Well, I'll be there pretty much up until 11:30pm-ish most likely, please do drop by if you can, if not, happy to arrange another time at MP or SJ, I don't get up to SF all that much (I don't like the city, too crowded for me).
What I would really like to do, then, is sit next to your elbow and
> take notes while you go through the process of setting it up. But > me taking notes and asking questions may slow the whole thing down by > a factor of 2 or so. I can bring a machine with preinstalled software > to configure.
> I have some static IP addresses at home; I've set up webservers, mail > servers, etc, in the past but I've never administered content on > colocated servers. We could provide some redundancy between your colo > and my static uplink by having ".com" hosted in one place and ".org" > hosted from the other.
If we hosted stuff at the colo, it'd be a VM on the systems there. It's best with something like this to do at least dev and production anyhow (stage is good, but more of something to get going after the site gets up and running)... So, given that, to be done right for the production would take a lot of sitting down and doing doco anyhow (which is something I actually do rather well, at least, so I'm told).
> I have decent tech skills, but I haven't done much "web" - I'm a > programmer who mostly hacks compilers, development tools, and natural > language systems rather than websites.
Okay, I normally toolsmith alongside my regular sysadmin stuff, but I also DB and run production user-facing systems as regular work. Unfortunately this often involves dealing with helping marketing people get websites together and stuff like that.
We'd be better off figuring out what we want as the core things first, and from there adding in the extra features.
From what I can see, here's the feature "list"

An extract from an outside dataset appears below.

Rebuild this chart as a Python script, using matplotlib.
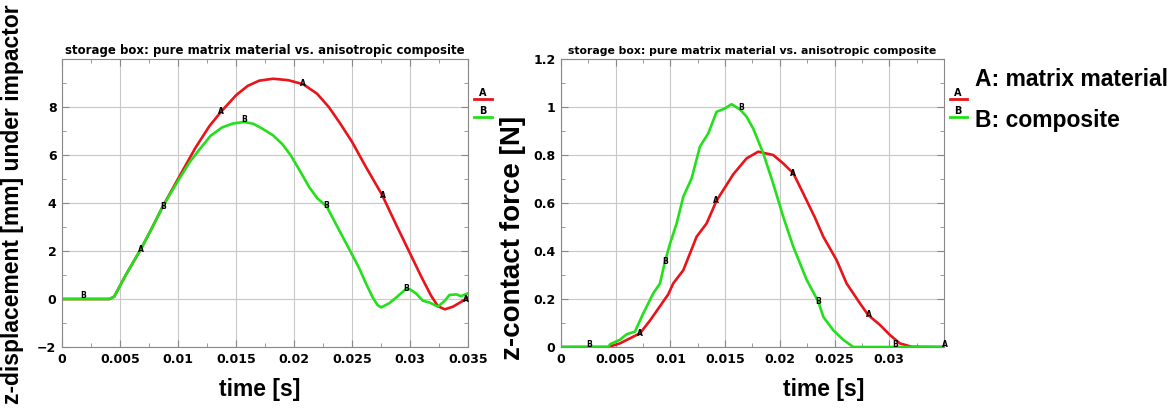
import numpy as np
import matplotlib.pyplot as plt
from matplotlib.ticker import MultipleLocator

# ---- data ----
# left panel: z-displacement [mm] under impactor
t_disp_a = [0.0, 0.0041, 0.0045, 0.0055, 0.0068, 0.0078, 0.0087, 0.0101, 0.0115, 0.0127,
            0.0137, 0.0150, 0.0160, 0.0170, 0.0182, 0.0195, 0.0208, 0.0220, 0.0230, 0.0240,
            0.0250, 0.0262, 0.0276, 0.0288, 0.0299, 0.0310, 0.0318, 0.0324, 0.0330, 0.0337,
            0.0344, 0.035]
disp_a = [0.0, 0.0, 0.1, 1.0, 2.08, 3.0, 3.87, 5.09, 6.3, 7.2,
          7.8, 8.49, 8.88, 9.1, 9.18, 9.12, 8.95, 8.55, 8.0, 7.3,
          6.55, 5.5, 4.33, 3.1, 2.0, 0.9, 0.15, -0.3, -0.43, -0.32,
          -0.12, 0.06]

t_disp_b = [0.0, 0.0041, 0.0045, 0.0055, 0.0068, 0.0078, 0.0087, 0.0101, 0.0110, 0.0118,
            0.0128, 0.0138, 0.0147, 0.0157, 0.0165, 0.0172, 0.0182, 0.0190, 0.0197, 0.0205,
            0.0213, 0.0220, 0.0228, 0.0238, 0.0248, 0.0256, 0.0262, 0.0268, 0.0272, 0.0275,
            0.0282, 0.0289, 0.0297, 0.0300, 0.0305, 0.0311, 0.0317, 0.0324, 0.0330, 0.0334,
            0.0340, 0.0344, 0.035]
disp_b = [0.0, 0.0, 0.1, 1.0, 2.08, 3.0, 3.87, 5.0, 5.7, 6.2,
          6.8, 7.15, 7.31, 7.38, 7.3, 7.12, 6.82, 6.45, 6.0, 5.35,
          4.67, 4.2, 3.87, 2.95, 2.04, 1.3, 0.65, 0.05, -0.25, -0.35,
          -0.18, 0.1, 0.44, 0.4, 0.24, -0.07, -0.15, -0.32, -0.07, 0.17,
          0.19, 0.12, 0.24]

# right panel: z-contact force [N]
t_force_a = [0.0, 0.00432, 0.00539, 0.0063, 0.00722, 0.00813, 0.00905, 0.00981, 0.01026, 0.01118,
             0.0124, 0.01331, 0.01422, 0.01575, 0.01696, 0.01803, 0.0194, 0.02031, 0.02123,
             0.02214, 0.0232, 0.02397, 0.02519, 0.0261, 0.02732, 0.02808, 0.02915, 0.03006,
             0.03097, 0.03204, 0.035]
force_a = [0.0, 0.0, 0.015, 0.036, 0.057, 0.11, 0.17, 0.22, 0.265, 0.32,
           0.46, 0.515, 0.61, 0.72, 0.786, 0.814, 0.8, 0.765, 0.724,
           0.64, 0.54, 0.46, 0.362, 0.265, 0.182, 0.133, 0.092, 0.05,
           0.015, 0.001, 0.0]

t_force_b = [0.0, 0.00432, 0.0045, 0.00539, 0.006, 0.00676, 0.00752, 0.00844, 0.00905, 0.0095,
             0.00996, 0.01057, 0.01118, 0.01194, 0.0127, 0.01346, 0.01422, 0.01498, 0.01559,
             0.01636, 0.01696, 0.01757, 0.01849, 0.0194, 0.02031, 0.02123, 0.02245, 0.02351,
             0.02397, 0.02488, 0.0258, 0.02671, 0.035]
force_b = [0.0, 0.0, 0.012, 0.03, 0.053, 0.064, 0.14, 0.224, 0.265, 0.355,
           0.43, 0.515, 0.626, 0.703, 0.835, 0.89, 0.98, 0.994, 1.012,
           0.99, 0.96, 0.91, 0.807, 0.68, 0.543, 0.418, 0.28, 0.19,
           0.126, 0.07, 0.03, 0.0, 0.0]

# curve point labels (gnuplot style)
disp_marks = [('B', 0.00178, 0.14), ('A', 0.00678, 2.08), ('B', 0.0087, 3.87), ('A', 0.0137, 7.8),
              ('B', 0.0157, 7.5), ('A', 0.0208, 8.97), ('B', 0.0228, 3.9), ('A', 0.0277, 4.3),
              ('B', 0.0297, 0.45), ('A', 0.0348, -0.02)]
force_marks = [('B', 0.00256, 0.011), ('A', 0.0072, 0.057), ('B', 0.0095, 0.355), ('A', 0.0142, 0.61),
               ('B', 0.0165, 1.0), ('A', 0.0212, 0.724), ('B', 0.0235, 0.19), ('A', 0.0281, 0.137),
               ('B', 0.0305, 0.011), ('A', 0.0351, 0.011)]

title = 'storage box: pure matrix material vs. anisotropic composite'
red = '#e8141a'
green = '#22e01a'

fig = plt.figure(figsize=(11.76, 4.09), dpi=100)
ax1 = fig.add_axes([0.0527, 0.1516, 0.3453, 0.704])
ax2 = fig.add_axes([0.4770, 0.1516, 0.3257, 0.704])


def style_axes(ax, title_size):
    ax.grid(True, which='major', color='#c8c8c8', linewidth=0.8)
    ax.set_axisbelow(True)
    for sp in ax.spines.values():
        sp.set_color('#888888')
        sp.set_linewidth(0.8)
    ax.tick_params(which='both', direction='in', colors='#888888', top=True, right=True,
                   labelcolor='black', labelsize=9, pad=4)
    ax.tick_params(which='major', length=5)
    ax.tick_params(which='minor', length=3)
    for lab in ax.get_xticklabels() + ax.get_yticklabels():
        lab.set_fontweight('bold')
    ax.set_title(title, fontsize=title_size, fontweight='bold', pad=4)


def small_legend(ax):
    for i, (nm, col) in enumerate([('A', red), ('B', green)]):
        yy = 0.86 - i * 0.062
        ax.plot([1.015, 1.06], [yy, yy], color=col, lw=2, transform=ax.transAxes, clip_on=False)
        ax.text(1.037, yy + 0.004, nm, transform=ax.transAxes, ha='center', va='bottom',
                fontsize=7, fontweight='bold')


# ---- left panel ----
ax1.plot(t_disp_a, disp_a, color=red, lw=1.9)
ax1.plot(t_disp_b, disp_b, color=green, lw=1.9)
for nm, x, y in disp_marks:
    ax1.text(x, y, nm, fontsize=5.5, fontweight='bold', ha='center', va='center')
ax1.set_xlim(0, 0.035)
ax1.set_ylim(-2, 10)
ax1.set_xticks([0, 0.005, 0.01, 0.015, 0.02, 0.025, 0.03, 0.035])
ax1.set_xticklabels(['0', '0.005', '0.01', '0.015', '0.02', '0.025', '0.03', '0.035'])
ax1.set_yticks([-2, 0, 2, 4, 6, 8])
ax1.xaxis.set_minor_locator(MultipleLocator(0.0025))
ax1.yaxis.set_minor_locator(MultipleLocator(1))
style_axes(ax1, 8.5)
small_legend(ax1)

# ---- right panel ----
ax2.plot(t_force_a, force_a, color=red, lw=1.9)
ax2.plot(t_force_b, force_b, color=green, lw=1.9)
for nm, x, y in force_marks:
    ax2.text(x, y, nm, fontsize=5.5, fontweight='bold', ha='center', va='center')
ax2.set_xlim(0, 0.035)
ax2.set_ylim(0, 1.2)
ax2.set_xticks([0, 0.005, 0.01, 0.015, 0.02, 0.025, 0.03])
ax2.set_xticklabels(['0', '0.005', '0.01', '0.015', '0.02', '0.025', '0.03'])
ax2.set_yticks([0, 0.2, 0.4, 0.6, 0.8, 1.0, 1.2])
ax2.set_yticklabels(['0', '0.2', '0.4', '0.6', '0.8', '1', '1.2'])
ax2.xaxis.set_minor_locator(MultipleLocator(0.0025))
ax2.yaxis.set_minor_locator(MultipleLocator(0.1))
style_axes(ax2, 7.8)
small_legend(ax2)

# ---- big labels ----
lab_font = dict(family='Liberation Sans', fontweight='bold', color='black')
fig.text(0.0105, 0.5, 'z-displacement [mm] under impactor', rotation=90, ha='center', va='center',
         fontsize=16.5, **lab_font)
fig.text(0.4365, 0.418, 'z-contact force [N]', rotation=90, ha='center', va='center',
         fontsize=20, **lab_font)
fig.text(0.221, 0.048, 'time [s]', ha='center', va='center', fontsize=16.5, **lab_font)
fig.text(0.700, 0.048, 'time [s]', ha='center', va='center', fontsize=16.5, **lab_font)
fig.text(0.829, 0.805, 'A: matrix material', ha='left', va='center', fontsize=16.5, **lab_font)
fig.text(0.829, 0.706, 'B: composite', ha='left', va='center', fontsize=16.5, **lab_font)

fig.savefig('out.png', dpi=100)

1. Blog System 2. Wiki 3. Mailing List Server 4. Forums 5. Revision Control System with Bug Management System (Yep, these are two items, not seperate, they might be seperate software, but no point implementing one without the other).

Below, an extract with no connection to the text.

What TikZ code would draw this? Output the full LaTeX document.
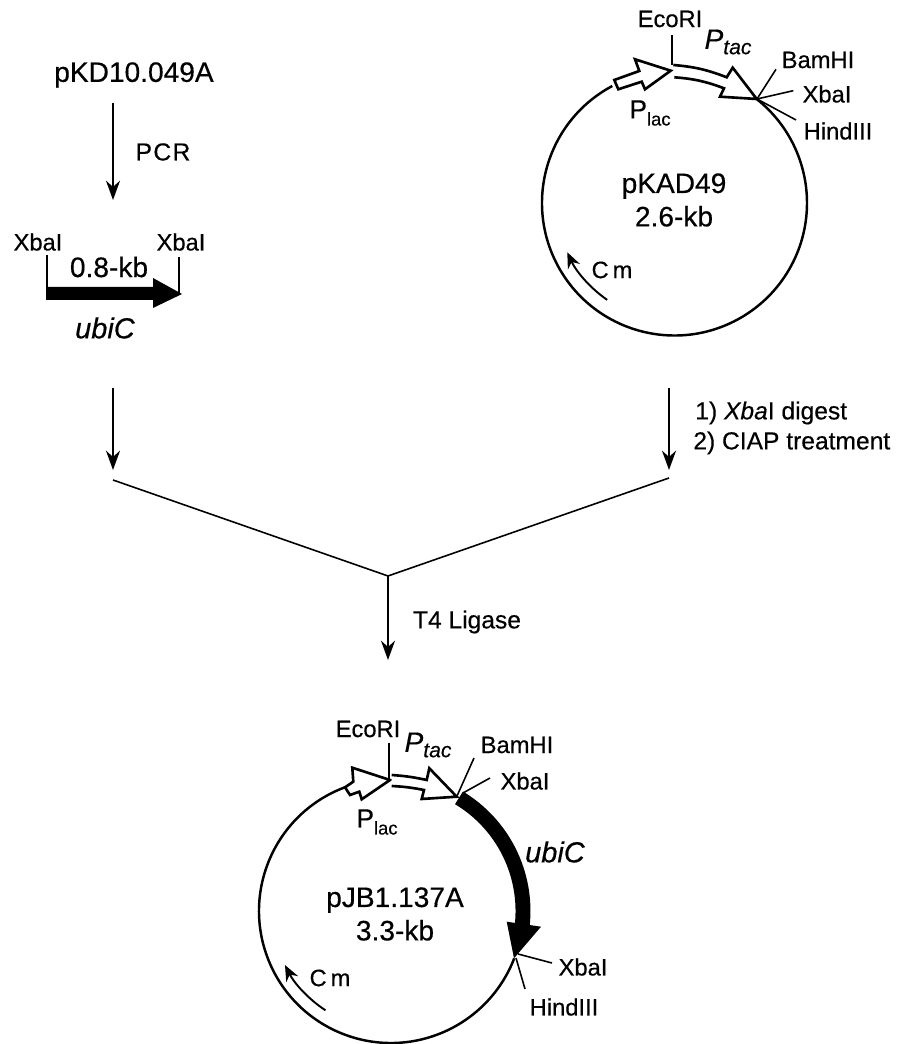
\documentclass[tikz,border=0pt]{standalone}
\usepackage{fontspec}
\setmainfont{Liberation Sans}[FakeBold=0.4]
\usetikzlibrary{arrows.meta}
\newcommand{\subtac}{\raisebox{-3pt}{\fontsize{12}{14}\selectfont tac}}
\newcommand{\sublac}{\raisebox{-4pt}{\fontsize{10.5}{12}\selectfont lac}}
\tikzset{
  site/.style={font=\fontsize{13.5}{16}\selectfont, inner sep=0pt},
  plasmid/.style={font=\fontsize{16}{19}\selectfont, align=center, inner sep=0pt},
  gene/.style={font=\fontsize{16.5}{18}\selectfont\itshape, inner sep=0pt},
  promname/.style={font=\fontsize{16}{18}\selectfont\itshape, inner sep=0pt},
  steplabel/.style={font=\fontsize{14}{16}\selectfont, inner sep=0pt},
  ring/.style={line width=1.4pt},
  flow/.style={line width=1.1pt, -{Stealth[length=11pt, width=8pt]}},
  marker/.style={line width=1.1pt, -{Stealth[length=9pt, width=7.5pt]}},
  sitecut/.style={line width=0.9pt},
  promoter/.style={line width=1.5pt, fill=white, line join=miter}
}
\begin{document}
\begin{tikzpicture}[x=0.02cm,y=0.02cm]
\useasboundingbox (0,0) rectangle (896,1044);
% left column
\node[plasmid] (source) at (134,969) {pKD10.049A};
\node[steplabel] (pcr) at (163,892) {P\kern0.8pt C\kern0.8pt R};
\coordinate (pcrtop) at (113,941);
\coordinate (pcrend) at (113,844);
\draw[flow] (pcrtop)--(pcrend);
\node[site] (xbaL) at (38,802) {XbaI};
\node[site] (xbaR) at (181,802) {XbaI};
\node[plasmid] (size) at (109,777) {0.8-kb};
\node[gene] (ubiA) at (105,716) {ubiC};
\fill (46,757)--(153,757)--(153,766)--(182,750)--(153,736)--(153,744)--(46,744)--cycle;
\coordinate (cutL) at (47,789);
\coordinate (geneL) at (47,757);
\coordinate (cutR) at (179,787);
\coordinate (geneR) at (179,751);
\draw[sitecut] (cutL)--(geneL);
\draw[sitecut] (cutR)--(geneR);
% pKAD49
\coordinate (one) at (674.5,841);
\draw[ring] (one) ++(118:132.5) arc[start angle=118, end angle=411.8, radius=132.5];
\draw[promoter] (614.3,964)--(639.3,973)--(635,984.7)--(670.7,973.3)--(645,954.7)--(641.7,962.3)--(618.3,954.7)--cycle;
\draw[promoter] (673.3,979) to[bend left=8] (726.7,966.7)--(732.7,976.3)--(756.7,945)--(720,947.3)--(724,955.7) to[bend right=8] (674.3,966.7);
\node[plasmid] (kad) at (674,844) {pKAD49\\2.6-kb};
\node[site] (eco) at (670,1025) {EcoRI};
\node[promname] (ptac) at (728,1002) {P\subtac};
\node[site, font=\fontsize{15}{16}\selectfont] (plac) at (650,931) {P\sublac};
\node[site] (bam) at (818,984) {BamHI};
\node[site] (xba) at (827,950) {XbaI};
\node[site] (hind) at (838,913) {HindIII};
\coordinate (ecoend) at (671.7,979);
\coordinate (cut) at (757,945);
\coordinate (ecotop) at (671.7,1009);
\coordinate (bamend) at (776,974.7);
\coordinate (xbaend) at (793.3,953.3);
\coordinate (hindend) at (796,924);
\draw[sitecut] (ecotop)--(ecoend);
\draw[sitecut] (cut)--(bamend);
\draw[sitecut] (cut)--(xbaend);
\draw[sitecut] (cut)--(hindend);
\node[site] (cm) at (612,774) {C\,m};
\draw[marker] (one) ++(235.2:118) arc[start angle=235.2, end angle=204.7, radius=118];
% digest and ligation
\coordinate (lefttop) at (113,656);
\coordinate (leftend) at (113,574);
\coordinate (righttop) at (669,656);
\coordinate (rightend) at (669,574);
\draw[flow] (lefttop)--(leftend);
\draw[flow] (righttop)--(rightend);
\node[steplabel, anchor=west] (digest) at (695,631) {1) \textit{Xba}I digest};
\node[steplabel, anchor=west] (ciap) at (693,601) {2) CIAP treatment};
\coordinate (mergeL) at (113,564);
\coordinate (mergeR) at (669,566);
\coordinate (merge) at (388,468);
\coordinate (ligend) at (388,384);
\draw[line width=0.9pt] (mergeL)--(merge)--(mergeR);
\draw[flow] (merge)--(ligend);
\node[steplabel] (ligase) at (467,422) {T4 Ligase};
% pJB1.137A
\coordinate (two) at (391,133);
\draw[ring] (two) ++(110.4:132) arc[start angle=110.4, end angle=339, radius=132];
\draw[line width=8.5pt] (two) ++(59:132) arc[start angle=59, end angle=-6, radius=132];
\fill (506.7,122.3)--(541,117.3)--(514,85.7)--cycle;
\draw[promoter] (345,256.7)--(353.3,262.3)--(352.3,276.3)--(390,264)--(361.7,244.7)--(359.3,252.3)--(350,249)--cycle;
\draw[promoter] (391.7,269) to[bend left=4] (426.7,264)--(429.3,275.7)--(456.7,247.3)--(421.7,245)--(424,254) to[bend right=4] (391.7,258);
\node[plasmid] (jb) at (395,130) {pJB1.137A\\3.3-kb};
\node[site] (eco2) at (368,315) {EcoRI};
\node[promname] (ptac2) at (428,299) {P\subtac};
\node[site, font=\fontsize{15}{16}\selectfont] (plac2) at (377,222) {P\sublac};
\node[site] (bam2) at (517,299) {BamHI};
\node[site] (xba2) at (525,263) {XbaI};
\node[gene] (ubiB) at (555,192) {ubiC};
\node[site] (xba3) at (583,77) {XbaI};
\node[site] (hind2) at (564,37) {HindIII};
\coordinate (eco2top) at (389,301);
\coordinate (eco2end) at (389,265);
\coordinate (bam2a) at (456.7,247.3);
\coordinate (bam2b) at (474,286);
\coordinate (xba2a) at (463,251);
\coordinate (xba2b) at (490,266);
\coordinate (xba3a) at (518,90);
\coordinate (xba3b) at (552,81);
\coordinate (hind2a) at (516,86);
\coordinate (hind2b) at (525,55);
\draw[sitecut] (eco2top)--(eco2end);
\draw[sitecut] (bam2a)--(bam2b);
\draw[sitecut] (xba2a)--(xba2b);
\draw[sitecut] (xba3a)--(xba3b);
\draw[sitecut] (hind2a)--(hind2b);
\node[site] (cm2) at (330,66) {C\,m};
\draw[marker] (two) ++(236.6:119) arc[start angle=236.6, end angle=207, radius=119];
\end{tikzpicture}
\end{document}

Might I also suggest one other item? I saw it mentioned an open-source hardware agregator, that way we could drop 5 for now, and just include everything as links off the wiki as an initial run through and get things going, and then work on making a reasonable system to do real aggregation, then we could snap in the revision system (ugh, almost said RCS... anyone old enough to have actually used that, HI! *waves*)
If we ignore item 5, we could have something up in a few hours.